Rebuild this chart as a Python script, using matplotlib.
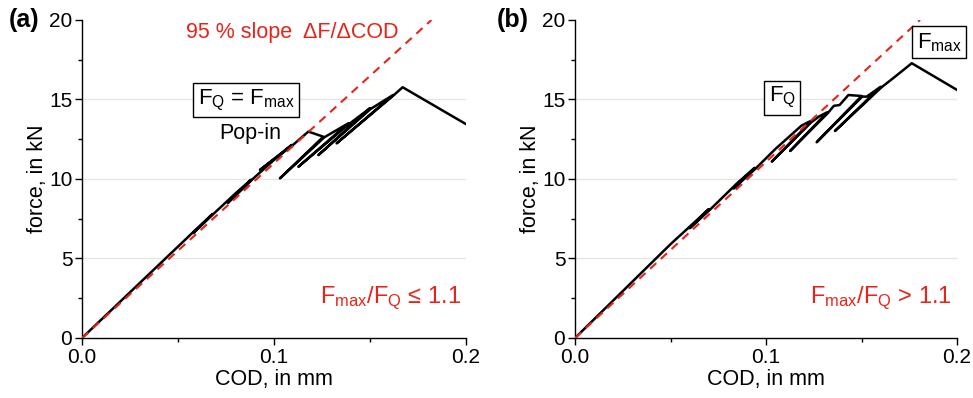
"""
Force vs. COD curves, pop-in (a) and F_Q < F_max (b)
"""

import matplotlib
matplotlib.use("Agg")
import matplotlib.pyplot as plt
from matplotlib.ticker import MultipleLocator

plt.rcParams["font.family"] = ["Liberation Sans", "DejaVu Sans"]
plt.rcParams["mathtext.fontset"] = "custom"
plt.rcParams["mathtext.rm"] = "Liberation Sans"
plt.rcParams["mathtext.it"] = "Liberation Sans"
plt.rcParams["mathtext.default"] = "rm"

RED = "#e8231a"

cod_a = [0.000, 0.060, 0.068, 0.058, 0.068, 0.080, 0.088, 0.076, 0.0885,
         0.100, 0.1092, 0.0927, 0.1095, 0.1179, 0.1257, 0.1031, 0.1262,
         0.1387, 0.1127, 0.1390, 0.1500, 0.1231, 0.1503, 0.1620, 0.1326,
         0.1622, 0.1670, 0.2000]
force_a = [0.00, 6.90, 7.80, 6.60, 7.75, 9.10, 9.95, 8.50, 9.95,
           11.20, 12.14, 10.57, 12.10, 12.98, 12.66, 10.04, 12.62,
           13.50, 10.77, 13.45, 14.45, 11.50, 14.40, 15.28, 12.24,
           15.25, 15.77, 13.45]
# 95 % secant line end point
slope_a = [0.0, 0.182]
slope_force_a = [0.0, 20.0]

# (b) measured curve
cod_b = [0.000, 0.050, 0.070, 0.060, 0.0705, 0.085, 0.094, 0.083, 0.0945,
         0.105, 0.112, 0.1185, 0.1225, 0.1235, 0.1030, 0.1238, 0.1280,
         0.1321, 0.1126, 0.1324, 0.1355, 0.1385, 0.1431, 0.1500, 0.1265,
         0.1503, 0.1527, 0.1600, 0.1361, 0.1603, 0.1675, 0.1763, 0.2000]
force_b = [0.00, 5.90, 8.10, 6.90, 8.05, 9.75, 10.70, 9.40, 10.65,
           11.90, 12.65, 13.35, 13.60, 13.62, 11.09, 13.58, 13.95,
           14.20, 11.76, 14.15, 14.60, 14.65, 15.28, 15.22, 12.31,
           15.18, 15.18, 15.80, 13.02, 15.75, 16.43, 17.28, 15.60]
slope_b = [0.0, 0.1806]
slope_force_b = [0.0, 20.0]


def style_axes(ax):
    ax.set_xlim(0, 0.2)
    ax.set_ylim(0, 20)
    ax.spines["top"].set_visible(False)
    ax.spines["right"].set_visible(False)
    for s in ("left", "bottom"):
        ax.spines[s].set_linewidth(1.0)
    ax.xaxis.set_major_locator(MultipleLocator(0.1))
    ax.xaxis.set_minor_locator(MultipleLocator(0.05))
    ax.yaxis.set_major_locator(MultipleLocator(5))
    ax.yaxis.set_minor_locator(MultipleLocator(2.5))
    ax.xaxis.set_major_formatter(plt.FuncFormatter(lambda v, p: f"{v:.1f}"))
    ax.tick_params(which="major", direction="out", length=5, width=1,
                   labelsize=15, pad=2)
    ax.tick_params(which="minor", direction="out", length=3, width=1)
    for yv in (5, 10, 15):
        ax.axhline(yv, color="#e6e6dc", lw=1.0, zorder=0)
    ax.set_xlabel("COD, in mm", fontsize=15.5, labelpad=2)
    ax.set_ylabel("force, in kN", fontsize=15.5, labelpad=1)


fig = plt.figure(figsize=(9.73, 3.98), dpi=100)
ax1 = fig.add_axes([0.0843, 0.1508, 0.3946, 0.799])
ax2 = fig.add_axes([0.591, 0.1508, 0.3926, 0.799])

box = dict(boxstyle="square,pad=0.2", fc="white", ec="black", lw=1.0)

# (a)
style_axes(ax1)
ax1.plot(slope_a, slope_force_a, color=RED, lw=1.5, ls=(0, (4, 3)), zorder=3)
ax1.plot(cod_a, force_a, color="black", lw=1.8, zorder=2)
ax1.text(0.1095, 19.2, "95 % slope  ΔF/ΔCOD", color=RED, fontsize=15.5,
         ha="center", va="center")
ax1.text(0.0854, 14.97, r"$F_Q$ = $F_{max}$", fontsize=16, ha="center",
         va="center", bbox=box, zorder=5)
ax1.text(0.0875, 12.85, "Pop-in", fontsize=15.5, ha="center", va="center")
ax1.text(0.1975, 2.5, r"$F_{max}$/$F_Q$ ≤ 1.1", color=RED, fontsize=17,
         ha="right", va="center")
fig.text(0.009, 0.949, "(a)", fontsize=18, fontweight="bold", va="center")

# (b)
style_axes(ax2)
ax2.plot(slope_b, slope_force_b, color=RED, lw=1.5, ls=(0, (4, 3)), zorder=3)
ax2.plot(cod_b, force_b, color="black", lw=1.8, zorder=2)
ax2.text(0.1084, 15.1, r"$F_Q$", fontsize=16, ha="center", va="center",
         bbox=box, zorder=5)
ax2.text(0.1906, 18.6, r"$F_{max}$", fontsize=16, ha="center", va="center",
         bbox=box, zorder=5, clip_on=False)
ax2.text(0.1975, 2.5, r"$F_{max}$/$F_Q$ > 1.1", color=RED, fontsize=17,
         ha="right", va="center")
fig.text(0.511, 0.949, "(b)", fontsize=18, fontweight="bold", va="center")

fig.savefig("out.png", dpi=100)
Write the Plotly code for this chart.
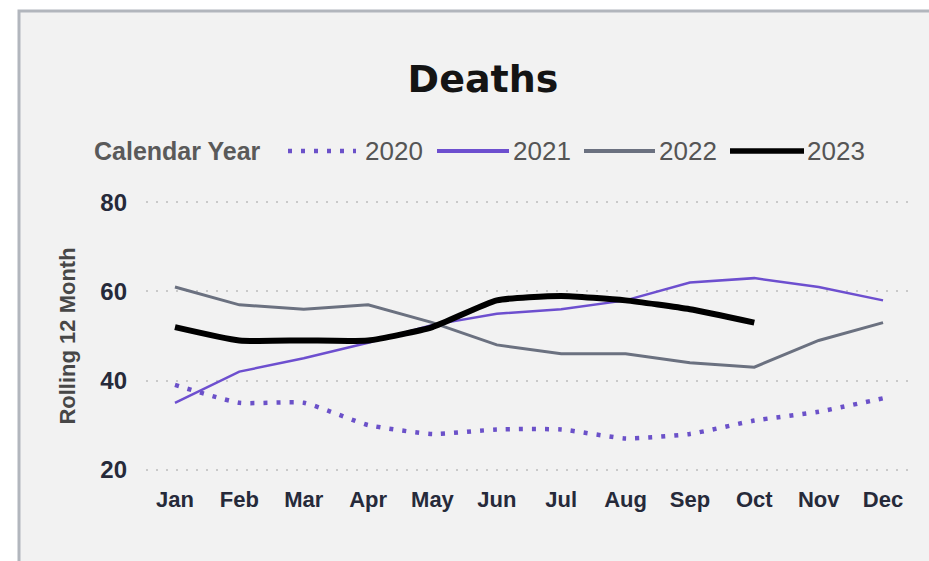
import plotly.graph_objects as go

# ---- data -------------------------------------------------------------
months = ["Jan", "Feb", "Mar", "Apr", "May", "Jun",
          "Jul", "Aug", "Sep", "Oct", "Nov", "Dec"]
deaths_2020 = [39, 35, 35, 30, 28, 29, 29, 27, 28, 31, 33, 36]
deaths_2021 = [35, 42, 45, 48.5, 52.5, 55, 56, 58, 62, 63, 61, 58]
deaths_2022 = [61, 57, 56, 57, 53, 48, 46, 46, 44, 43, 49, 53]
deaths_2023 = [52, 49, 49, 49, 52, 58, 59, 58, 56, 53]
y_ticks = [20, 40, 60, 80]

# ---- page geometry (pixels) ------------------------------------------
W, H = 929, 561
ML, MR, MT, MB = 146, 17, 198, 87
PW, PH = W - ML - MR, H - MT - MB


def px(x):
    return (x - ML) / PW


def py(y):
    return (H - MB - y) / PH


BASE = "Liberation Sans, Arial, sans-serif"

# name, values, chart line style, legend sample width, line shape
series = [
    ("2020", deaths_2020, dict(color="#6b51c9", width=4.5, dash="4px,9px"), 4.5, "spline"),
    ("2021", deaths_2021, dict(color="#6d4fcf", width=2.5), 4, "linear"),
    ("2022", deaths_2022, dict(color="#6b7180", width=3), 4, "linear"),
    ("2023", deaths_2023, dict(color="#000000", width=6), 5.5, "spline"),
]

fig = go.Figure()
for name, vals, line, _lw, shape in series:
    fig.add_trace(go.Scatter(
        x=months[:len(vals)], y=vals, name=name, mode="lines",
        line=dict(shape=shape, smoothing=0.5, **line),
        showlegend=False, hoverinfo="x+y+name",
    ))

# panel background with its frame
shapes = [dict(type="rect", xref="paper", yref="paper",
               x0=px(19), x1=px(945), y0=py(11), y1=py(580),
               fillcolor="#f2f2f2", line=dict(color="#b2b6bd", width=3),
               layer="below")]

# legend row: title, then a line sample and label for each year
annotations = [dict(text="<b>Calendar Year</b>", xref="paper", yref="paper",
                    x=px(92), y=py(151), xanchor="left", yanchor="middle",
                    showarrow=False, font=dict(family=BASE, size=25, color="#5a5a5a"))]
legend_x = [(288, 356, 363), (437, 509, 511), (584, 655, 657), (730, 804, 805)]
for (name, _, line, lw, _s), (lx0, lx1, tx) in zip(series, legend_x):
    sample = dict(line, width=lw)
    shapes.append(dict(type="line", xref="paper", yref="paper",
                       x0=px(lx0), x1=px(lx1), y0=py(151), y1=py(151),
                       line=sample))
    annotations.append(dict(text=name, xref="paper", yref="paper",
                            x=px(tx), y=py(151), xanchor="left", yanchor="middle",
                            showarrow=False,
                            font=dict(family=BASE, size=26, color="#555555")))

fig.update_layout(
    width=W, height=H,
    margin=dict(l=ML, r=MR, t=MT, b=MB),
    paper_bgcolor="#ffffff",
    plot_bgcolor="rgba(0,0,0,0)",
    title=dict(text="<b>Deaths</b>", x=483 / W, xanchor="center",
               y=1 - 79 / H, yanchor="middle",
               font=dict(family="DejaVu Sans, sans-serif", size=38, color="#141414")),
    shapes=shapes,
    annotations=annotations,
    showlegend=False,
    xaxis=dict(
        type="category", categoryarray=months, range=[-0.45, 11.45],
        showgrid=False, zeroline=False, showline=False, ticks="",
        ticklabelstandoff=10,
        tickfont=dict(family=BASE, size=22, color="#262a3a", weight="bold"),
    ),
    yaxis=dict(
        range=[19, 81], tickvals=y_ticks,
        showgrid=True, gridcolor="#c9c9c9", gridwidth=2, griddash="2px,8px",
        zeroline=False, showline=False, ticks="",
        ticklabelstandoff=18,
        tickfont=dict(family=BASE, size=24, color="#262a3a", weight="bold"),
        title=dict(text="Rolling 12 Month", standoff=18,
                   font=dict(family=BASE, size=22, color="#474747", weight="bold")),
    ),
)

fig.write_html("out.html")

Exercise instructions: Collect the lines of the data that carry the word "matplotlib".

Answer below:
Rebuild this chart as a Python script, using matplotlib.
import matplotlib
matplotlib.use("Agg")
import matplotlib.pyplot as plt
from matplotlib.ticker import MultipleLocator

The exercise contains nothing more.